City Council received an overview how to rework the Employee Handbook from Joanne Stacey during a workshop following the special Council meeting on Wednesday.
“You need an employee handbook,” Stacey said. “You cannot do raises, discipline, etc… unless you have that. There are two handbooks out there. One was in July 2016, but it had a policy for everything. It was cut and pasted from the internet. Then there was one that was a more scaled down version from earlier. It was more like an employee handbook.”
As an example, Stacey created a sample Time Away from Work policy that was a combination of the two handbooks for Council to review.”
“You can go with something like a loose-leaf notebook,” Stacey said. “That way you don’t’ have to go with everything all at once.
“I do want to say, I did meet with three managers. I told them why I was there and the question from some was ‘why do we even need this?’ As an HR professional, I asked ‘how do you know what to do?’ One policy example was that vacation could be taken after six months, while another said after one year. It’s important to have something to give to your new employees.
If we’re going to do this, there’s a payout that has to happen, so we’re all level set and we all start from the same place.”
A single sheet was supplied providing information on how much vacation time that is accrued earned vacation for various employees. One employee has 768.08 hours of accrued time for a total of $14,213.27 owed to them at this time. The next highest is 226.48 hours accrued.

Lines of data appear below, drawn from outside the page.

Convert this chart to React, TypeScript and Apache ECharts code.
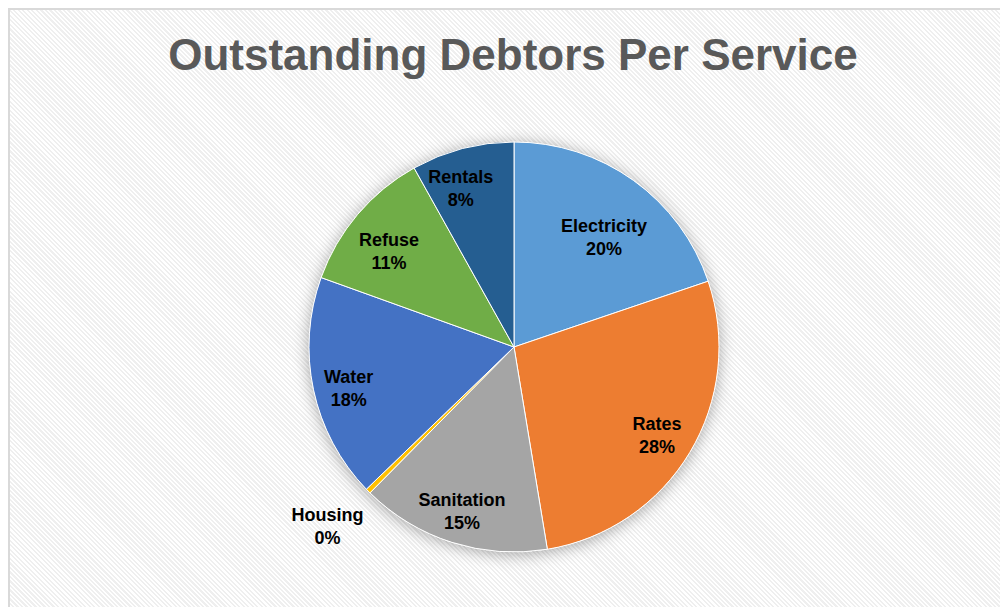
import React, { useEffect, useRef } from "react";
import * as echarts from "echarts";

const titleText = "Outstanding Debtors Per Service";
const categories = ["Electricity", "Rates", "Sanitation", "Housing", "Water", "Refuse", "Rentals"];
const shares = [19.8, 27.6, 15.0, 0.4, 17.7, 11.4, 8.1];
const colors = ["#5B9BD5", "#ED7D31", "#A5A5A5", "#FFC000", "#4472C4", "#70AD47", "#255E91"];

const FONT = "'Liberation Sans', Arial, sans-serif";

// label nudges (style only)
const labelNudge: Record<string, number[]> = {
  Electricity: [-8, 27],
  Rates: [-1, 2],
  Refuse: [3, 13],
  Rentals: [-11, 4],
  Housing: [-67, 61],
  Water: [-1, 6],
};

export default function App() {
  const ref = useRef<HTMLDivElement>(null);
  useEffect(() => {
    if (!ref.current) return;
    const chart = echarts.init(ref.current, null, { renderer: "svg" });
    const center = [504, 337];
    const R = 205;
    const pieData = categories.map((name, i) => ({
      name,
      value: shares[i],
      itemStyle: { color: colors[i] },
    }));
    const labelData = categories.map((name, i) => {
      const item: any = { name, value: shares[i] };
      if (labelNudge[name]) {
        item.label = { offset: labelNudge[name] };
      }
      return item;
    });
    chart.setOption({
      animation: false,
      backgroundColor: "transparent",
      graphic: [
        {
          type: "text",
          x: 503,
          y: 44,
          style: {
            text: titleText,
            font: `bold 44px ${FONT}`,
            fill: "#595959",
            align: "center",
            verticalAlign: "middle",
          },
        },
      ],
      series: [
        {
          type: "pie",
          center,
          radius: R,
          silent: true,
          z: 1,
          label: { show: false },
          labelLine: { show: false },
          itemStyle: {
            color: "#ffffff",
            shadowBlur: 16,
            shadowOffsetY: 2,
            shadowColor: "rgba(0,0,0,0.35)",
          },
          data: [{ name: "bg", value: 1 }],
        },
        {
          type: "pie",
          center,
          radius: R,
          startAngle: 90,
          clockwise: true,
          z: 2,
          label: { show: false },
          labelLine: { show: false },
          itemStyle: { borderColor: "#ffffff", borderWidth: 1 },
          data: pieData,
        },
        {
          type: "pie",
          center,
          radius: [125, R],
          startAngle: 90,
          clockwise: true,
          z: 3,
          silent: true,
          itemStyle: { color: "rgba(0,0,0,0)", borderWidth: 0 },
          labelLine: { show: false },
          label: {
            show: true,
            position: "inside",
            offset: [-1, 4],
            formatter: (p: any) => `${p.name}\n${Math.round(p.percent)}%`,
            fontFamily: FONT,
            fontWeight: "bold",
            fontSize: 18,
            lineHeight: 23,
            color: "#000000",
            align: "center",
          },
          data: labelData,
        },
      ],
    });
    return () => chart.dispose();
  }, []);
  return (
    <div
      style={{
        position: "relative",
        width: 1000,
        height: 599,
        boxSizing: "border-box",
        borderLeft: "2px solid #d9d9d9",
        borderTop: "2px solid #d9d9d9",
        background:
          "repeating-linear-gradient(45deg, #ffffff 0px, #ffffff 1.6px, #efefef 1.6px, #efefef 3.2px)",
        overflow: "hidden",
      }}
    >
      <div ref={ref} style={{ position: "absolute", left: 0, top: 0, width: 998, height: 597 }} />
    </div>
  );
}
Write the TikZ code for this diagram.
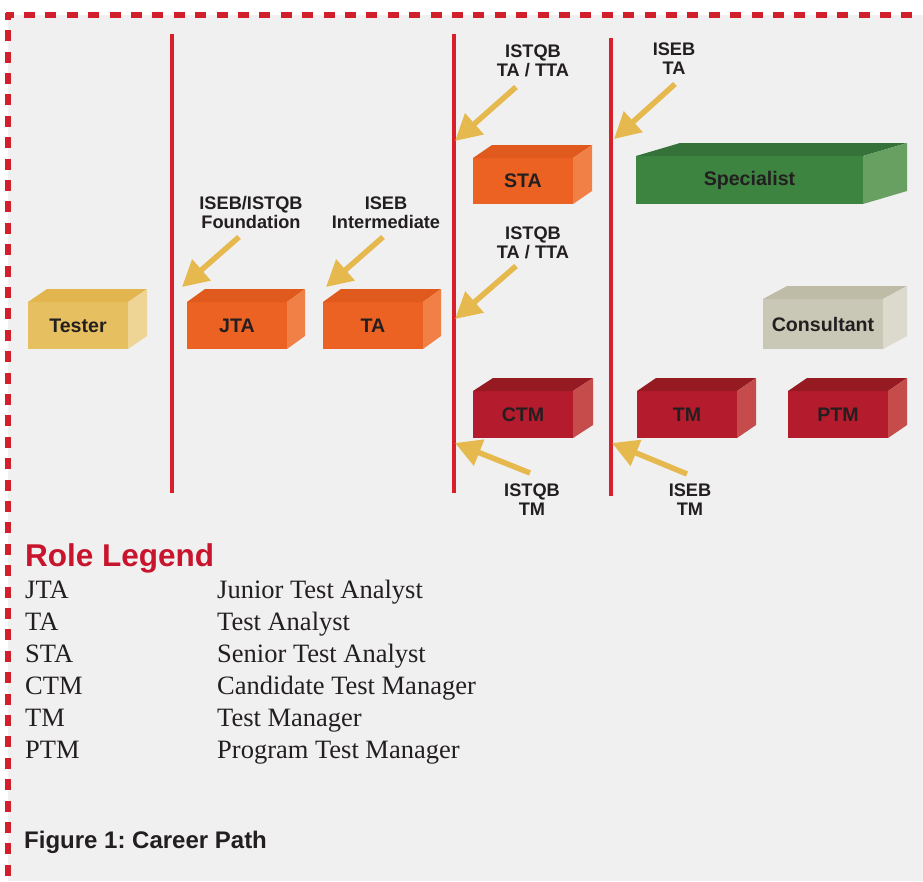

“We have a varied of policy books that have been mildly adhered to over the years and we have the common bucket of what we’ve been doing,” said Mayor Rob Baker. “Part of this process is us deciding this is the process and policy we’re going to approve and then true-up everyone so all employees start on the same level. We want to be fair to new employees coming in and not penalizing existing employees. If any one of these people leave, we’ll be writing that check to them.”
“[The sample policy] literally stops this practice and gets everyone on the same field.,” said Stacey. “The other thing I want to be very clear on is pushback on whether this needs to happen or not. We’re just getting started. We have to train the employees to get them in the know. There are things that council needs to be aware of and think about.
“Some employees were not happy about holidays. Melissa has gotten input on these. I’d suggest we start with the Time Away from work. You can always revise a policy, but you need to get something in writing first. “
Stacey also pointed out that Lastly, you need job descirptions. You can’t discipline or reviews without job descriptions.
It’s about the good and the bad and pointing out the rules, but also about filling vacancies.
You canot hold people accountable during vacation time if there’s no one to back them up and continue to get the job done.
We need a backup in case an employee gets hurt and is going to be out for 2-3 weeks, that job just can’t sit there. Hollis
We want to make sure as we go through and re-tool this document make sure we don’t penalize and if it seems like it is, explain it and get to where it might n ot be as stringent. We’ve got liability that is all over the place and having inconsistent policies and procedures in a huge legal matter. Change is tough so we’ve got to do an education through the process. We do want employee input throughout the process.
Where do we go next? Baker
“I think the next thing is to vacation, bereavement, jury duty, sick leave or time away from work and write those and let you do a Passover, have attorney look at it, and then meet with employees and go over it,” said Stacey. “And start that way. There will be some that don’t like it.”
“Well, first off we need to know what’ going to be exactly what’s in the handbook,” said Alderman Richard Turner. “These are the things we’re going to look out and delineate that before we take one issue and do it.”
Stacey indicated she would be able to produce that list easily and distribute.
Turner also indicated his desire to supply employees with an entire handbook of what is currently in existence now, and then move forward with revising, instead of creating a book as they go forward.